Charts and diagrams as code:

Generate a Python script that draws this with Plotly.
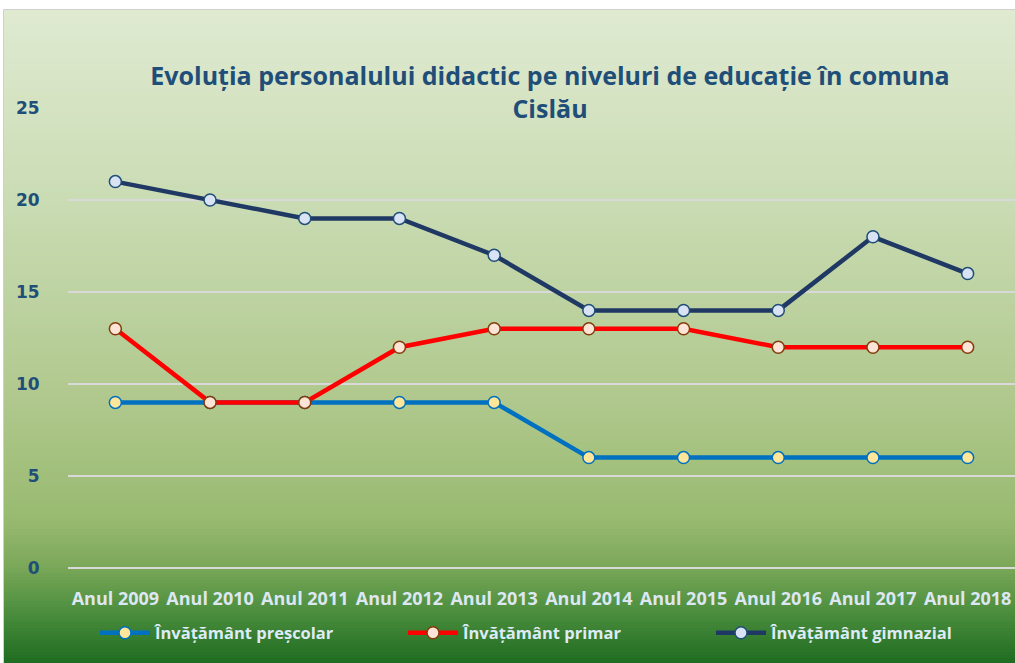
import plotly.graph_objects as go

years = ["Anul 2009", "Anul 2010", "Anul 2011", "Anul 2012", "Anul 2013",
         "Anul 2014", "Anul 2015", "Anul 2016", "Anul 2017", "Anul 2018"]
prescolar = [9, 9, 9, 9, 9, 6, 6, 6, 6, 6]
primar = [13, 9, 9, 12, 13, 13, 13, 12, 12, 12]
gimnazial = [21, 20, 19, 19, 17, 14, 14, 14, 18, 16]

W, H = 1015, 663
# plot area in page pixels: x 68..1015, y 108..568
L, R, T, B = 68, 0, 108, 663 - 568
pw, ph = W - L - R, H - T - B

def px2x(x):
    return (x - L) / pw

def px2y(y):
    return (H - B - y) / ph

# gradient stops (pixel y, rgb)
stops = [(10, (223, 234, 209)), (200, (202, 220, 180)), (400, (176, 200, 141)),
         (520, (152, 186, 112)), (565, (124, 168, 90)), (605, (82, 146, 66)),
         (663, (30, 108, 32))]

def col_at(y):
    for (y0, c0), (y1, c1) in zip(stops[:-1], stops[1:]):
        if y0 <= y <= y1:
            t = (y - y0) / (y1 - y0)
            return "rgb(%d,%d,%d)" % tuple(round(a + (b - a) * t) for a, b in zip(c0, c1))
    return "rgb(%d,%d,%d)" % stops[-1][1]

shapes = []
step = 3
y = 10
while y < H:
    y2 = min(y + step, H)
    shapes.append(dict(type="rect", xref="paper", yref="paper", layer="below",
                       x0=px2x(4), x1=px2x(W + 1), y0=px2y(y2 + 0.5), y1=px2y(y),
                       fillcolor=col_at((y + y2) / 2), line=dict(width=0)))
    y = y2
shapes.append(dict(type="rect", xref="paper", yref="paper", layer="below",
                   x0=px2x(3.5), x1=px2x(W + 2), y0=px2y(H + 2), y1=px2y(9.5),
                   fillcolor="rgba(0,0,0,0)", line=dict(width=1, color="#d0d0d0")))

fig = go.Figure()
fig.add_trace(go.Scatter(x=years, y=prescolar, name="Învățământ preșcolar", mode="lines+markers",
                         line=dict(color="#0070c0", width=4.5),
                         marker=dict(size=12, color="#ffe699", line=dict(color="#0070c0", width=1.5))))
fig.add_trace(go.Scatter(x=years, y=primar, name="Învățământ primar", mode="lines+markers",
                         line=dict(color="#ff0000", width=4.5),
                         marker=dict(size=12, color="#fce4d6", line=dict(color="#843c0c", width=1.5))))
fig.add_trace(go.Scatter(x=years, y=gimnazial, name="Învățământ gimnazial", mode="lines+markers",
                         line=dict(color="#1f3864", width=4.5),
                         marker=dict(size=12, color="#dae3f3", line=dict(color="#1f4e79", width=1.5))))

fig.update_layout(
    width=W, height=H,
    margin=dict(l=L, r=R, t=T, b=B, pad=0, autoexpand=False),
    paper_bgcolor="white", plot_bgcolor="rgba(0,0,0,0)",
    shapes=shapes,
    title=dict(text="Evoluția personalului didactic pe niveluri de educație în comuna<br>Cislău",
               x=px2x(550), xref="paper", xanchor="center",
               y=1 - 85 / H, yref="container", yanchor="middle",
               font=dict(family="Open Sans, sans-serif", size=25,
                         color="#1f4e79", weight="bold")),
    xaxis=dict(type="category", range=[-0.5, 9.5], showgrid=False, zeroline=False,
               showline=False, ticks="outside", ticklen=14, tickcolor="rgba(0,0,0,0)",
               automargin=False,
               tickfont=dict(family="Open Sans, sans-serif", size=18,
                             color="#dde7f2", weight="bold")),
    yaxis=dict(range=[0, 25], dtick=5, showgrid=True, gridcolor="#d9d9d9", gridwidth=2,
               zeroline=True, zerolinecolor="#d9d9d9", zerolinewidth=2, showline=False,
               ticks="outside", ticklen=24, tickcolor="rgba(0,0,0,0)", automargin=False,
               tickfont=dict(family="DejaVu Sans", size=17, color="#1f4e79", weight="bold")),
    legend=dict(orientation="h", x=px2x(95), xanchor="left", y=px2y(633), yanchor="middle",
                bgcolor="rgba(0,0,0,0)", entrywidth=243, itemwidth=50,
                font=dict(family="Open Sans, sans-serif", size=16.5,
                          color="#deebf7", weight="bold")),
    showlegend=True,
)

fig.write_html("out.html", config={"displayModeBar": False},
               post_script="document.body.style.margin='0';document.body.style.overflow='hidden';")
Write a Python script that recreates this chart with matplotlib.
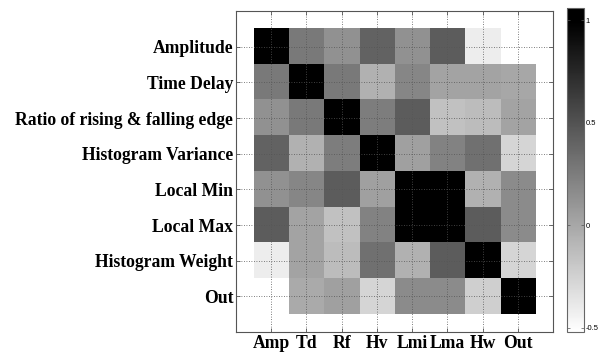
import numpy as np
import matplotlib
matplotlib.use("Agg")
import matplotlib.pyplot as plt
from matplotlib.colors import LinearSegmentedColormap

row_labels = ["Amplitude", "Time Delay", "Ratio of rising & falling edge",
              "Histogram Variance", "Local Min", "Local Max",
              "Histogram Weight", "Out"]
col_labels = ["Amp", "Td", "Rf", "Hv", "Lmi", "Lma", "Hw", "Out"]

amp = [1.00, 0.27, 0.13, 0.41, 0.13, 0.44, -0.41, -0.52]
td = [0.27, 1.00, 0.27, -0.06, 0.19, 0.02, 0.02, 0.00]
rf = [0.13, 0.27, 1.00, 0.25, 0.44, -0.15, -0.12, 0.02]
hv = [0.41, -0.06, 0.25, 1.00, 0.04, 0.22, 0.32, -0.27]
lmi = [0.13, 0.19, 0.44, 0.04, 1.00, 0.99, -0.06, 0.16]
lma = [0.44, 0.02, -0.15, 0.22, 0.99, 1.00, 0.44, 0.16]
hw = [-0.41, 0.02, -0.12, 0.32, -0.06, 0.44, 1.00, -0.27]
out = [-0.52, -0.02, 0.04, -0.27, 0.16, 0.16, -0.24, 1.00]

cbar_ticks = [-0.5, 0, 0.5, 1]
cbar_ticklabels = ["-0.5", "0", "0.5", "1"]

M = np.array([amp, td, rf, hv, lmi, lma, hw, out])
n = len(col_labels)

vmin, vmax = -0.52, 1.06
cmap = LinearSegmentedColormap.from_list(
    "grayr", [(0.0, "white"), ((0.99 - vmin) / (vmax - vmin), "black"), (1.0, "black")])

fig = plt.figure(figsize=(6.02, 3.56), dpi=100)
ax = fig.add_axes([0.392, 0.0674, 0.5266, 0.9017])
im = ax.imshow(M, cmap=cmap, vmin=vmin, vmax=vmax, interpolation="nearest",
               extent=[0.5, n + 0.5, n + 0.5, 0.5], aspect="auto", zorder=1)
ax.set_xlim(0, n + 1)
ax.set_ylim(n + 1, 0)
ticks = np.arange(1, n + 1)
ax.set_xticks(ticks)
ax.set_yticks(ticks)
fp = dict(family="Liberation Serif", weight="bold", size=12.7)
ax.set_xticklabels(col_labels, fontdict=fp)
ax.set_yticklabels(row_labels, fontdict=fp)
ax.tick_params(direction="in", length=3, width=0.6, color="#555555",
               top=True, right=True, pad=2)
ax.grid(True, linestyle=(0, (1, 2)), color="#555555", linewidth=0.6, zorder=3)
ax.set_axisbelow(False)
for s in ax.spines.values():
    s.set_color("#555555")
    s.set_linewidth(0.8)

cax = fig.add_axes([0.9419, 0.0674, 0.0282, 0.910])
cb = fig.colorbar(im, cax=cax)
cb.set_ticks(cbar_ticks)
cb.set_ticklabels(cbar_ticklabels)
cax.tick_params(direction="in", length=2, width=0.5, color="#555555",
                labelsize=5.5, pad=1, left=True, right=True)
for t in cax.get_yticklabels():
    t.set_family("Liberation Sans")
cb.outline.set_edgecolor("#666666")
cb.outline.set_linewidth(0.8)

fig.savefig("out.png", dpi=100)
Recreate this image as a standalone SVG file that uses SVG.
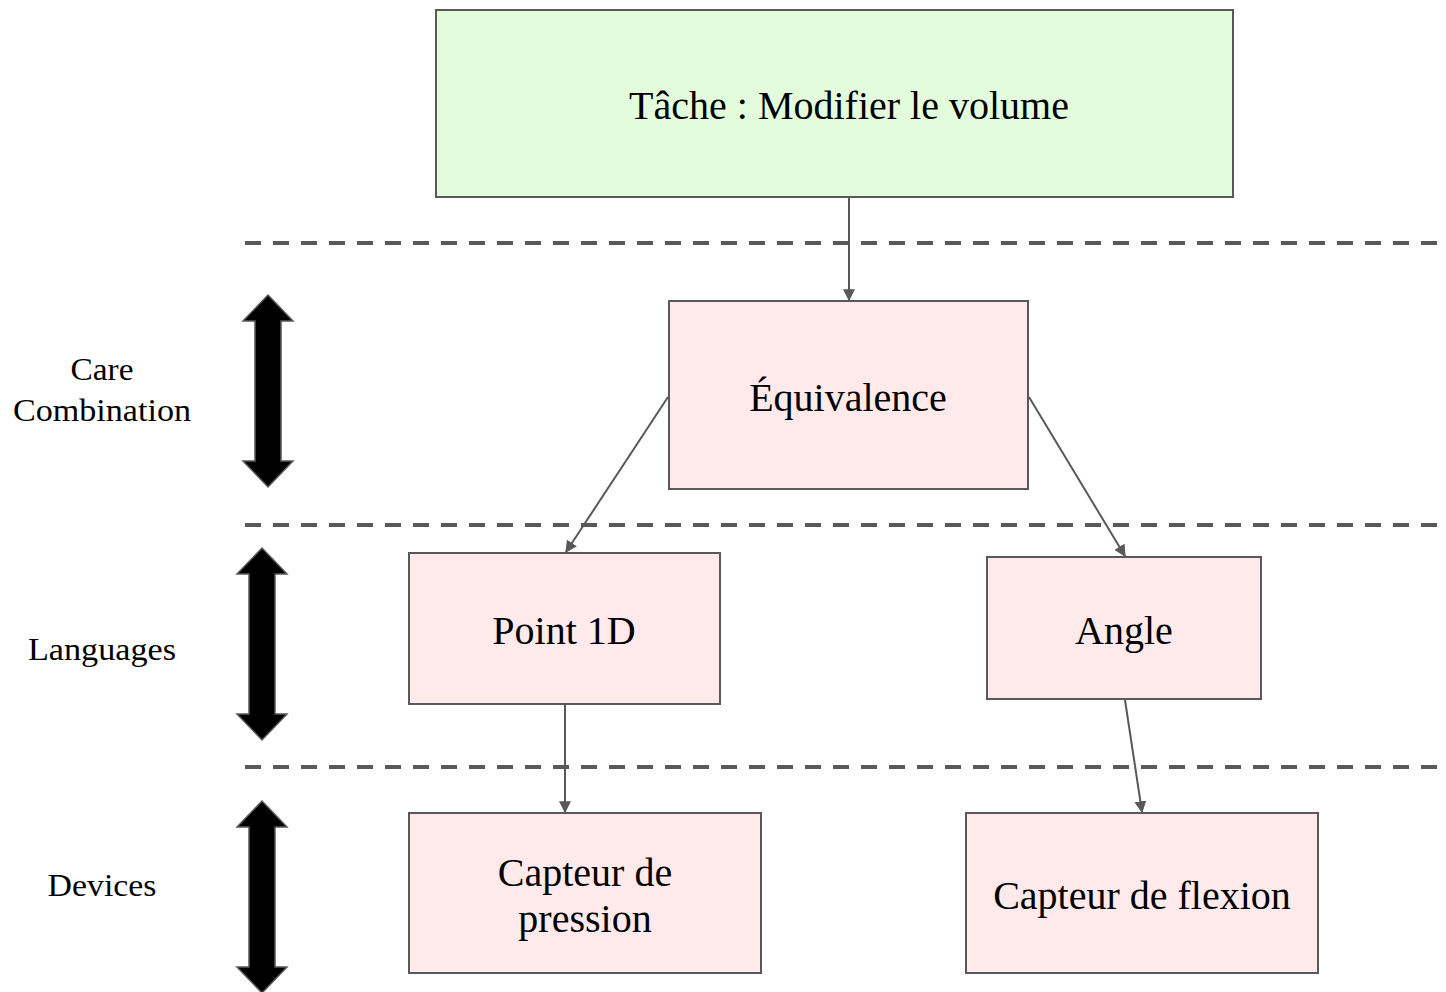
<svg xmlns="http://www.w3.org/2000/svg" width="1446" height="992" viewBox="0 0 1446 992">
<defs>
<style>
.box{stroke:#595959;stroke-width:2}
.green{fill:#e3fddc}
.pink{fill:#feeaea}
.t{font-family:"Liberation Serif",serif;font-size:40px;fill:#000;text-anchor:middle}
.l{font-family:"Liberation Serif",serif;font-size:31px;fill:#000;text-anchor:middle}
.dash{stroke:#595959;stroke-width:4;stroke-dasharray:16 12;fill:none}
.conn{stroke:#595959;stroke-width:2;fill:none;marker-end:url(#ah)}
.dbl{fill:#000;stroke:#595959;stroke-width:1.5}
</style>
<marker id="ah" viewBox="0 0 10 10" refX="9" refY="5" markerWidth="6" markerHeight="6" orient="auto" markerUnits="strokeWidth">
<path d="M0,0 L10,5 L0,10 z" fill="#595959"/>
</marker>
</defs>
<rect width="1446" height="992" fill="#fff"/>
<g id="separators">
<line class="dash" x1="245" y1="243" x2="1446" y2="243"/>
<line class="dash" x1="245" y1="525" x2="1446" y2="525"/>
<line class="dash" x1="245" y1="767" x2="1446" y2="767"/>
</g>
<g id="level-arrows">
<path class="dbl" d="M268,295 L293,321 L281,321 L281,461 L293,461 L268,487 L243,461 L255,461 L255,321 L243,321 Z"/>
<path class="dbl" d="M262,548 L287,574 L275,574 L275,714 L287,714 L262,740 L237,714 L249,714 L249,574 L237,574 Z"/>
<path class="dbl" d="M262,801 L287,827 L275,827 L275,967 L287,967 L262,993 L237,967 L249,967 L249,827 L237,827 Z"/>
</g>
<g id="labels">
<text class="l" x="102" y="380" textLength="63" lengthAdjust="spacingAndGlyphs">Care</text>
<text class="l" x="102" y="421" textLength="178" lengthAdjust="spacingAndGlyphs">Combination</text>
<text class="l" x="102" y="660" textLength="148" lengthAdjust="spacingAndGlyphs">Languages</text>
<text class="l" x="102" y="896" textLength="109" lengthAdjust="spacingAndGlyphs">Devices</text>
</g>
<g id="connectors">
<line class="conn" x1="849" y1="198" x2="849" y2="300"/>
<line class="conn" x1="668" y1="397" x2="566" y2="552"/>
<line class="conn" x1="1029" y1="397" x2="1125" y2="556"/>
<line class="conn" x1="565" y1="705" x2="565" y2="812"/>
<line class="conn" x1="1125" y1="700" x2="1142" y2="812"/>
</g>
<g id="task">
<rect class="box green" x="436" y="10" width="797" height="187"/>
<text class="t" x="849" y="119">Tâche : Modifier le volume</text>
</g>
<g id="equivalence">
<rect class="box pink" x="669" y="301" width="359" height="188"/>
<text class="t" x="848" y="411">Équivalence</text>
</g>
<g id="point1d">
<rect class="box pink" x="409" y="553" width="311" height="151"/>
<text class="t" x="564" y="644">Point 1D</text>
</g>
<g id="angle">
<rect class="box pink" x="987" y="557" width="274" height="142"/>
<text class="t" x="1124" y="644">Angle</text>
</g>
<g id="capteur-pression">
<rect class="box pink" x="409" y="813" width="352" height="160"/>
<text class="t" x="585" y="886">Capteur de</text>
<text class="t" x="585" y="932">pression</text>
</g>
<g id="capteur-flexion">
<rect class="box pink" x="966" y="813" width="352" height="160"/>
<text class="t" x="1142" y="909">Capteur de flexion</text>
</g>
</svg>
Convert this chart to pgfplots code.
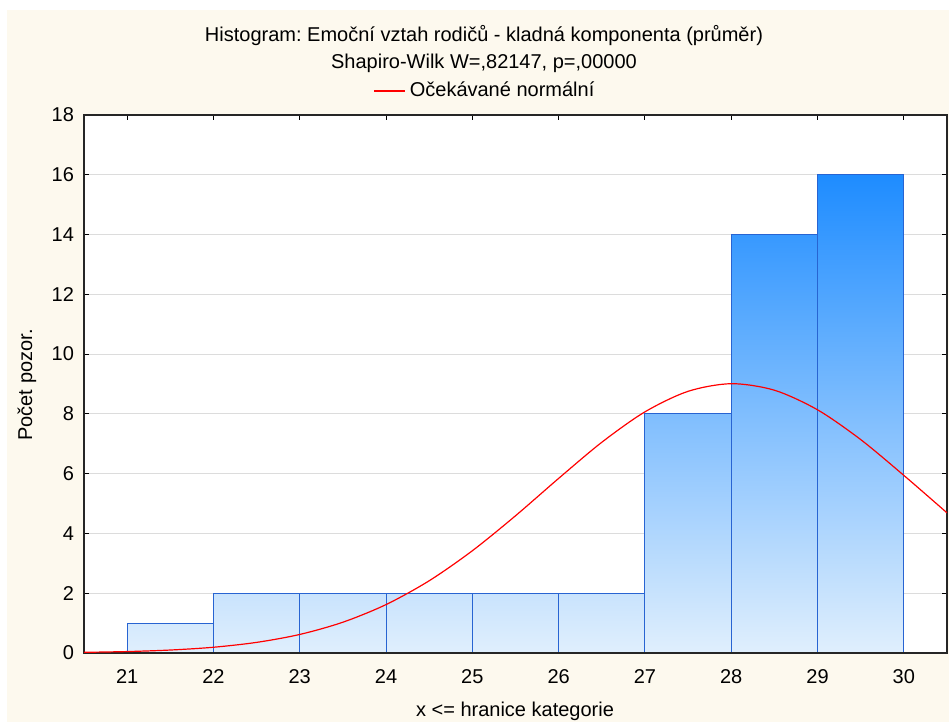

> [Task goal]
Quote, exactly and only, the lines from the first line of the data above through the line containing "pw, ph = W - L - R, H - T - B". The pictures do not belong in it.

> [Task answer]
Generate a Python script that draws this with Plotly.
import plotly.graph_objects as go

years = ["Anul 2009", "Anul 2010", "Anul 2011", "Anul 2012", "Anul 2013",
         "Anul 2014", "Anul 2015", "Anul 2016", "Anul 2017", "Anul 2018"]
prescolar = [9, 9, 9, 9, 9, 6, 6, 6, 6, 6]
primar = [13, 9, 9, 12, 13, 13, 13, 12, 12, 12]
gimnazial = [21, 20, 19, 19, 17, 14, 14, 14, 18, 16]

W, H = 1015, 663
# plot area in page pixels: x 68..1015, y 108..568
L, R, T, B = 68, 0, 108, 663 - 568
pw, ph = W - L - R, H - T - B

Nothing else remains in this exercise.